▶ **Written request**: Copy word for word the lines in the records below, starting at the line with "Rebuild this chart" and ending at the line with "fig.write_html('out.html')". Skip the pictures.
— start of Given records —
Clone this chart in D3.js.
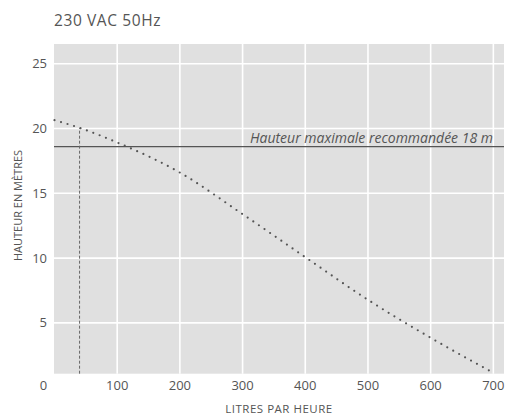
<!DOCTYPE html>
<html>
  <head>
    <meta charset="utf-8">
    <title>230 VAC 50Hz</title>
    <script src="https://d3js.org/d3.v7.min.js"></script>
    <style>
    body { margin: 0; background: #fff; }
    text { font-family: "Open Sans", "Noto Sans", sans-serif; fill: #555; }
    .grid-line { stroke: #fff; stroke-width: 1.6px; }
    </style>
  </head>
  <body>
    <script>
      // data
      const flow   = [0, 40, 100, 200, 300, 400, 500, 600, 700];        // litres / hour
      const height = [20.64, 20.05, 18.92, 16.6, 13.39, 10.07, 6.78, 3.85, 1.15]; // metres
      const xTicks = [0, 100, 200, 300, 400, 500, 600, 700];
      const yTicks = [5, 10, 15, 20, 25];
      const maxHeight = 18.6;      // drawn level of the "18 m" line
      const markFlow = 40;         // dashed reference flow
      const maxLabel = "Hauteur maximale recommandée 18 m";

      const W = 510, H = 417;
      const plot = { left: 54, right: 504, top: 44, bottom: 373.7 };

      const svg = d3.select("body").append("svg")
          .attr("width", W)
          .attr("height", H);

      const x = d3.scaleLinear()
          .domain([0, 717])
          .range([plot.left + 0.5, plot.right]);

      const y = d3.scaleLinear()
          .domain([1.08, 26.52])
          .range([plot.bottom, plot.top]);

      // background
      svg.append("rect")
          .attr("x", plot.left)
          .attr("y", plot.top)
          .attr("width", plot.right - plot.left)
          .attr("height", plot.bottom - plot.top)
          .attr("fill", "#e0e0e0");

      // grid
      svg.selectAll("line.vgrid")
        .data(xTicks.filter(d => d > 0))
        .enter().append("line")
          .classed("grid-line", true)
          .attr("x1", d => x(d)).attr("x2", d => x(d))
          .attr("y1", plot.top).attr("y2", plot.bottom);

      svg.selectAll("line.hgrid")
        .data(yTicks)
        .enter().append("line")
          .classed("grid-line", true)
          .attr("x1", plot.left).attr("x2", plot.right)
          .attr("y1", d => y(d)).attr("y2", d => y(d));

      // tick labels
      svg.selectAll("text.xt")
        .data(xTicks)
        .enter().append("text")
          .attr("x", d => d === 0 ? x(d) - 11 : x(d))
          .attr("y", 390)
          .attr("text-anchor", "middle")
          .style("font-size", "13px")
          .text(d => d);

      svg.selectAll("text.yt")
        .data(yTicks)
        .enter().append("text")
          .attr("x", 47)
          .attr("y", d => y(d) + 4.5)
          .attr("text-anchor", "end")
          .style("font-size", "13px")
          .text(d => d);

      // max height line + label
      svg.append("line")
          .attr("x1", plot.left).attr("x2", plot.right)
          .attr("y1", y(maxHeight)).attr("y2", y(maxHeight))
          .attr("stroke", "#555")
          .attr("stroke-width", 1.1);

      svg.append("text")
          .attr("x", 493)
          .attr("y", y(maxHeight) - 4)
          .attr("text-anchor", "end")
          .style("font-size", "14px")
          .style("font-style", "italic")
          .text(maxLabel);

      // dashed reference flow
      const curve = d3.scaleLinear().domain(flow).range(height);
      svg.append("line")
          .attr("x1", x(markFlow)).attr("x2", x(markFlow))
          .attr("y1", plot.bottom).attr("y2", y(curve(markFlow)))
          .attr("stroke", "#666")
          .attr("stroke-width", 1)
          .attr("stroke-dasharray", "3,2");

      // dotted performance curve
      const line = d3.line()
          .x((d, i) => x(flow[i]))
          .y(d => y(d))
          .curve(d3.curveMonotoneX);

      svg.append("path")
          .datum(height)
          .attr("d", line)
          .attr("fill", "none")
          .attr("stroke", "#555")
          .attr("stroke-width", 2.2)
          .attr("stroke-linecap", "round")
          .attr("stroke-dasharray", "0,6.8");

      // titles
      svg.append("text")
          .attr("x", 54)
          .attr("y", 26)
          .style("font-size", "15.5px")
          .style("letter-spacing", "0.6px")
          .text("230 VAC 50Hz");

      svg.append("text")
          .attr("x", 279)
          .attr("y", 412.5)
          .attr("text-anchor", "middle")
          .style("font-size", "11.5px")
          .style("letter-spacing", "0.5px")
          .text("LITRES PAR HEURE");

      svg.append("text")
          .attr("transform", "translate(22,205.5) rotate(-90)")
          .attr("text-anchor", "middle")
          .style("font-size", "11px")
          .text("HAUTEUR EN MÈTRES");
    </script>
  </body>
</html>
— end of Given records —
— start of Given records —
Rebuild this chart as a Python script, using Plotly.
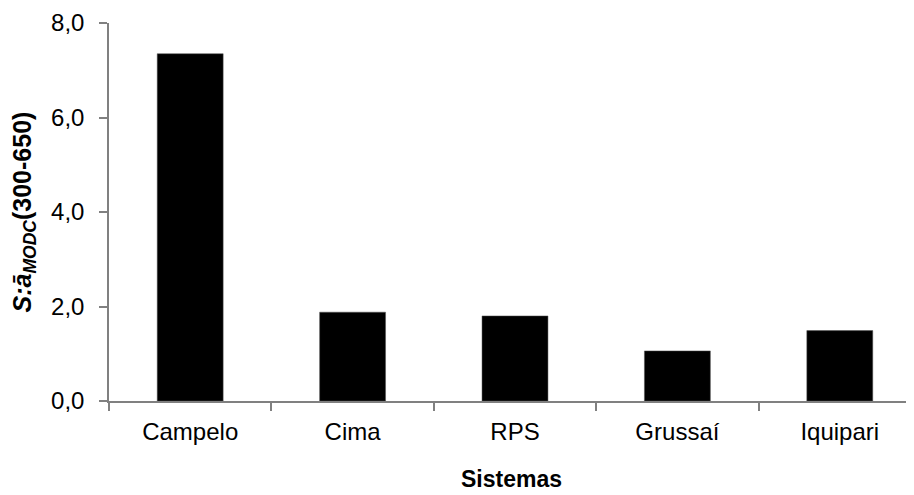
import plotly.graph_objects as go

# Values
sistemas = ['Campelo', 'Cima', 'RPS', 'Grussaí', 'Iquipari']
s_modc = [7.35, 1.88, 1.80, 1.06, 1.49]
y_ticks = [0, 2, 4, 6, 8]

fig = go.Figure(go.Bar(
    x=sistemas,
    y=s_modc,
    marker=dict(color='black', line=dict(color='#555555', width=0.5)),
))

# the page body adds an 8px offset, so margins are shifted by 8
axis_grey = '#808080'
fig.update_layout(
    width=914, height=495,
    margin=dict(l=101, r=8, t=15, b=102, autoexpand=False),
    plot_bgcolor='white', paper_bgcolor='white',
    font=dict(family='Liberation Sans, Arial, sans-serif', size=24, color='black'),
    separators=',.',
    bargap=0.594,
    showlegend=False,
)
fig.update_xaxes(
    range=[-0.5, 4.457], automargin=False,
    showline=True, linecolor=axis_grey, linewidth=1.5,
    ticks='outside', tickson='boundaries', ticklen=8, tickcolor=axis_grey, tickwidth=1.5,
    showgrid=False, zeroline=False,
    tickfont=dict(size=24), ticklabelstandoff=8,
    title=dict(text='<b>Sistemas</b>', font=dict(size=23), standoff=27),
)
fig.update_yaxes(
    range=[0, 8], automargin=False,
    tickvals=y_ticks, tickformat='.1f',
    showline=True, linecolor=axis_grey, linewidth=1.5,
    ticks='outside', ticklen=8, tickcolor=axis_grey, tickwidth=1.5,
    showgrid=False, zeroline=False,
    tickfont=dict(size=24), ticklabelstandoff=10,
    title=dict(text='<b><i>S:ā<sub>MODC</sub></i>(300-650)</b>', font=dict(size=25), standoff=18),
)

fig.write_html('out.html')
— end of Given records —
▶ **Answer for the task**:
Rebuild this chart as a Python script, using Plotly.
import plotly.graph_objects as go

# Values
sistemas = ['Campelo', 'Cima', 'RPS', 'Grussaí', 'Iquipari']
s_modc = [7.35, 1.88, 1.80, 1.06, 1.49]
y_ticks = [0, 2, 4, 6, 8]

fig = go.Figure(go.Bar(
    x=sistemas,
    y=s_modc,
    marker=dict(color='black', line=dict(color='#555555', width=0.5)),
))

# the page body adds an 8px offset, so margins are shifted by 8
axis_grey = '#808080'
fig.update_layout(
    width=914, height=495,
    margin=dict(l=101, r=8, t=15, b=102, autoexpand=False),
    plot_bgcolor='white', paper_bgcolor='white',
    font=dict(family='Liberation Sans, Arial, sans-serif', size=24, color='black'),
    separators=',.',
    bargap=0.594,
    showlegend=False,
)
fig.update_xaxes(
    range=[-0.5, 4.457], automargin=False,
    showline=True, linecolor=axis_grey, linewidth=1.5,
    ticks='outside', tickson='boundaries', ticklen=8, tickcolor=axis_grey, tickwidth=1.5,
    showgrid=False, zeroline=False,
    tickfont=dict(size=24), ticklabelstandoff=8,
    title=dict(text='<b>Sistemas</b>', font=dict(size=23), standoff=27),
)
fig.update_yaxes(
    range=[0, 8], automargin=False,
    tickvals=y_ticks, tickformat='.1f',
    showline=True, linecolor=axis_grey, linewidth=1.5,
    ticks='outside', ticklen=8, tickcolor=axis_grey, tickwidth=1.5,
    showgrid=False, zeroline=False,
    tickfont=dict(size=24), ticklabelstandoff=10,
    title=dict(text='<b><i>S:ā<sub>MODC</sub></i>(300-650)</b>', font=dict(size=25), standoff=18),
)

fig.write_html('out.html')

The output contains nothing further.